A federal judge ruled Tuesday that Baton Rouge developer J.T. “Tommy” Spinosa and three of his companies must pay $201.9 million to an Ohio lender for loans and interest owed on the Perkins Rowe mixed-use project.
U.S. District Judge James J. Brady added in his final judgment that Spinosa and his firms also must pay Cleveland-based KeyBank National Association an additional $32,510 in interest for each day the debt remains unpaid.
Brady ruled last month that KeyBank could foreclose on the development, but he did not specify the total debt until Tuesday.
Mark R. Beebe, a New Orleans attorney who serves as Spinosa’s lead counsel in the 37-month-old case, said Tuesday the developer and his Perkins Rowe companies will ask the 5th U.S. Circuit Court of Appeals to reverse Brady’s decision.
“The Perkins Rowe defendants disagree with the court’s judgment in several respects,” Beebe said. Beebe said the most significant of those disagreements is over a 21-year-old decision by the U.S. Supreme Court that shows the dispute should have been litigated in state district court rather than federal court.

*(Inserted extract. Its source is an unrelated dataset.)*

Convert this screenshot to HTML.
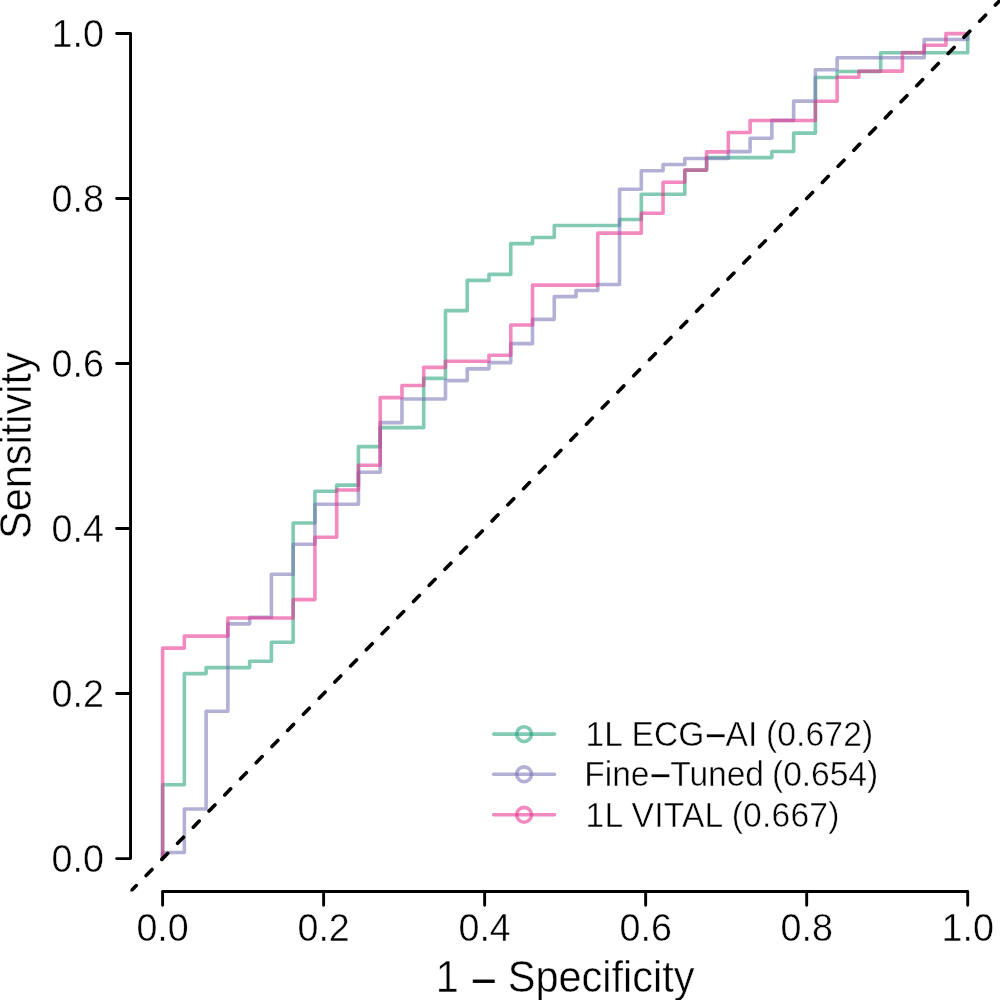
<!DOCTYPE html>
<html><head><meta charset="utf-8"><title>ROC</title>
<style>html,body{margin:0;padding:0;background:#fff}svg{display:block}text{font-family:"Liberation Sans",sans-serif}</style></head><body>
<svg width="1000" height="1000" viewBox="0 0 1000 1000">
<rect width="1000" height="1000" fill="#fff"/>
<defs><clipPath id="plot"><rect x="130.40" y="0" width="869.60" height="891.61"/></clipPath></defs>
<g fill="none" stroke="#000" stroke-width="2.90" stroke-linecap="round" stroke-linejoin="round">
<path d="M130.55 858.60V33.45M130.55 858.60H116.6M130.55 693.57H116.6M130.55 528.54H116.6M130.55 363.51H116.6M130.55 198.48H116.6M130.55 33.45H116.6"/>
<path d="M162.60 891.55H967.70M162.60 891.55V905.3M323.62 891.55V905.3M484.64 891.55V905.3M645.66 891.55V905.3M806.68 891.55V905.3M967.70 891.55V905.3"/>
</g>
<g clip-path="url(#plot)" fill="none" stroke-width="3.60" stroke-linecap="round" stroke-linejoin="round">
<path d="M162.60 858.60H162.60V784.75H184.36V673.60H206.12V667.60H249.64V661.30H271.40V642.20H293.16V523.00H314.92V491.20H336.68V485.10H358.44V446.60H380.19V427.65H423.71V378.40H445.47V310.65H467.23V280.40H488.99V274.40H510.75V243.65H532.51V237.55H554.27V225.55H619.55V219.45H641.31V194.25H684.83V170.10H706.59V157.60H771.86V151.50H793.62V133.10H815.38V77.50H837.14V71.50H880.66V52.70H967.70V33.45" stroke="#1B9E77" stroke-opacity="0.55"/>
<path d="M162.60 858.60H162.60V852.50H184.36V808.95H206.12V711.20H227.88V623.85H249.64V617.30H271.40V574.30H293.16V544.20H314.92V504.30H358.44V472.30H380.19V422.65H401.95V398.95H445.47V380.65H467.23V368.85H488.99V362.60H510.75V343.60H532.51V319.35H554.27V296.65H576.03V290.50H597.79V284.50H619.55V189.25H641.31V170.80H663.07V164.50H684.83V158.50H728.35V151.60H750.11V138.30H771.86V120.40H793.62V101.15H815.38V69.75H837.14V57.70H924.18V39.50H967.70V33.45" stroke="#7570B3" stroke-opacity="0.55"/>
<path d="M162.60 858.60H162.60V648.10H184.36V636.10H227.88V618.00H293.16V599.60H314.92V537.30H336.68V490.00H358.44V465.25H380.19V397.65H401.95V385.55H423.71V367.35H445.47V361.20H488.99V355.20H510.75V324.95H532.51V285.15H597.79V233.15H641.31V213.25H663.07V182.30H684.83V170.10H706.59V151.90H728.35V132.55H750.11V120.50H815.38V101.20H837.14V77.25H858.90V71.10H902.42V52.60H924.18V45.25H945.94V33.60H967.70V33.45" stroke="#E7298A" stroke-opacity="0.55"/>
<path d="M130.40 891.61L999.90 0.44" stroke="#000" stroke-width="3.60" stroke-dasharray="8.45 14.07"/>
</g>
<g fill="none" stroke="#1B9E77" stroke-opacity="0.55" stroke-width="3.60" stroke-linecap="round"><path d="M493.7 734.10H554.5"/><circle cx="524.1" cy="734.10" r="7.4"/></g>
<g fill="none" stroke="#7570B3" stroke-opacity="0.55" stroke-width="3.60" stroke-linecap="round"><path d="M493.7 774.30H554.5"/><circle cx="524.1" cy="774.30" r="7.4"/></g>
<g fill="none" stroke="#E7298A" stroke-opacity="0.55" stroke-width="3.60" stroke-linecap="round"><path d="M493.7 814.80H554.5"/><circle cx="524.1" cy="814.80" r="7.4"/></g>
<text transform="translate(585.50 746.00) scale(1 1.07)"  font-size="33.6" letter-spacing="0.15" fill="#000" stroke="#fff" stroke-width="0.45">1L ECG<tspan dy="3.00" dx="0.4" font-size="36.6" stroke="none">−</tspan><tspan dy="-3.00" dx="-1.0">AI<tspan dx="-1.2"> (</tspan>0.672)</tspan></text>
<text transform="translate(584.30 786.20) scale(1 1.07)"  font-size="33.6" letter-spacing="-0.05" fill="#000" stroke="#fff" stroke-width="0.45">Fine<tspan dy="3.00" dx="0.4" font-size="36.6" stroke="none">−</tspan><tspan dy="-3.00" dx="-1.0">Tuned<tspan dx="-1.2"> (</tspan>0.654)</tspan></text>
<text transform="translate(585.50 826.70) scale(1 1.07)"  font-size="33.6" letter-spacing="0.20" fill="#000" stroke="#fff" stroke-width="0.45">1L VITAL<tspan dx="-1.2"> (</tspan>0.667)</text>
<text transform="translate(103.9 872.40) scale(1 1.03)" text-anchor="end"  font-size="37.7" fill="#000" stroke="#fff" stroke-width="0.45">0.0</text>
<text transform="translate(103.9 707.37) scale(1 1.03)" text-anchor="end"  font-size="37.7" fill="#000" stroke="#fff" stroke-width="0.45">0.2</text>
<text transform="translate(103.9 542.34) scale(1 1.03)" text-anchor="end"  font-size="37.7" fill="#000" stroke="#fff" stroke-width="0.45">0.4</text>
<text transform="translate(103.9 377.31) scale(1 1.03)" text-anchor="end"  font-size="37.7" fill="#000" stroke="#fff" stroke-width="0.45">0.6</text>
<text transform="translate(103.9 212.28) scale(1 1.03)" text-anchor="end"  font-size="37.7" fill="#000" stroke="#fff" stroke-width="0.45">0.8</text>
<text transform="translate(103.9 47.25) scale(1 1.03)" text-anchor="end"  font-size="37.7" fill="#000" stroke="#fff" stroke-width="0.45">1.0</text>
<text transform="translate(162.60 940.8) scale(1 1.03)" text-anchor="middle"  font-size="37.7" fill="#000" stroke="#fff" stroke-width="0.45">0.0</text>
<text transform="translate(323.62 940.8) scale(1 1.03)" text-anchor="middle"  font-size="37.7" fill="#000" stroke="#fff" stroke-width="0.45">0.2</text>
<text transform="translate(484.64 940.8) scale(1 1.03)" text-anchor="middle"  font-size="37.7" fill="#000" stroke="#fff" stroke-width="0.45">0.4</text>
<text transform="translate(645.66 940.8) scale(1 1.03)" text-anchor="middle"  font-size="37.7" fill="#000" stroke="#fff" stroke-width="0.45">0.6</text>
<text transform="translate(806.68 940.8) scale(1 1.03)" text-anchor="middle"  font-size="37.7" fill="#000" stroke="#fff" stroke-width="0.45">0.8</text>
<text transform="translate(967.70 940.8) scale(1 1.03)" text-anchor="middle"  font-size="37.7" fill="#000" stroke="#fff" stroke-width="0.45">1.0</text>
<text transform="translate(565.2 991.8) scale(1 1.06)" text-anchor="middle"  font-size="41.5" fill="#000" stroke="#fff" stroke-width="0.45">1 <tspan dy="4.60" dx="0.4" font-size="45.2" stroke="none">−</tspan><tspan dy="-4.60" dx="-1.0"> Specificity</tspan></text>
<text transform="translate(31.0 445.6) rotate(-90) scale(1 1.06)" text-anchor="middle"  font-size="41.5" fill="#000" stroke="#fff" stroke-width="0.45">Sensitivity</text>
</svg></body></html>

Brady has now rejected that argument three times.
The judge, Beebe insisted, “is without the authority to enter this judgment and wrest Perkins Rowe from the defendants.”
KeyBank representatives in Cleveland and New York were asked in telephone and email messages for comment, but did not issue any statement.
KeyBank first sued Spinosa in July 2009, alleging that the developer had not made a payment on the unfinished project since October 2008.
Spinosa and his Perkins Rowe Associates LLC, Perkins Rowe Associates II LLC, and Perkins Rowe Block A Condominiums LLC, had filed written objections to KeyBank’s request for the final judgment in specific dollar amounts. But those objections were filed under seal, meaning they are withheld from public view.
Brady dismissed Spinosa’s public allegation that Chicago-based management firm Jones Lang LaSalle Americas Inc., appointed by the judge in 2009 as Perkins Rowe’s operator, had mismanaged the mixed-use development since that time.
Laura J. Mimura, spokeswoman for KeyBank, said last month: “Things are going well (at Perkins Rowe), and we expect that to continue.”
Brady has noted in court records that Perkins Rowe has turned a profit under Jones Lang LaSalle’s management.
The $201.9 million and the $32,510 in additional daily interest are not the only sums owed to KeyBank by Spinosa and his three companies, Brady ruled Tuesday. The judge ordered Spinosa and his firms to pay all of KeyBank’s court costs and attorney fees.
Court records show KeyBank loaned Spinosa’s companies $170 million to develop Perkins Rowe near the intersection of Bluebonnet Boulevard and Perkins Road.
More than $8 million of that debt had been retired before payments ceased in October 2008.
But Brady’s ruling showed that interest owed on the remaining principal of $161.4 million expanded the debt to $201.9 million by Aug. 15.
The judge added that Spinosa, who personally guaranteed the debt, and his Perkins Rowe companies owe KeyBank another $32,510 in interest for each day the loan remains unpaid after Aug. 15.
Spinosa’s ambitious project included space for 229 apartments, 88 condominiums, more than 60 shops and restaurants, a movie complex, grocery store, pharmacy, a book store, two parks and business offices.
Some of the available space has yet to be finished, but many of the restaurants, shops and stores appear to attract significant crowds on a daily basis.
However, Spinosa still controls the supply of chilled water that provides air conditioning for the residential and commercial tenants at Perkins Rowe.
A dispute between Spinosa and KeyBank over control of that chilled water remains pending in Brady’s court.
Both Spinosa and Beebe have stated in the past that chilled water will not be denied to any Perkins Rowe tenant who continues to pay his or her monthly bill for that service.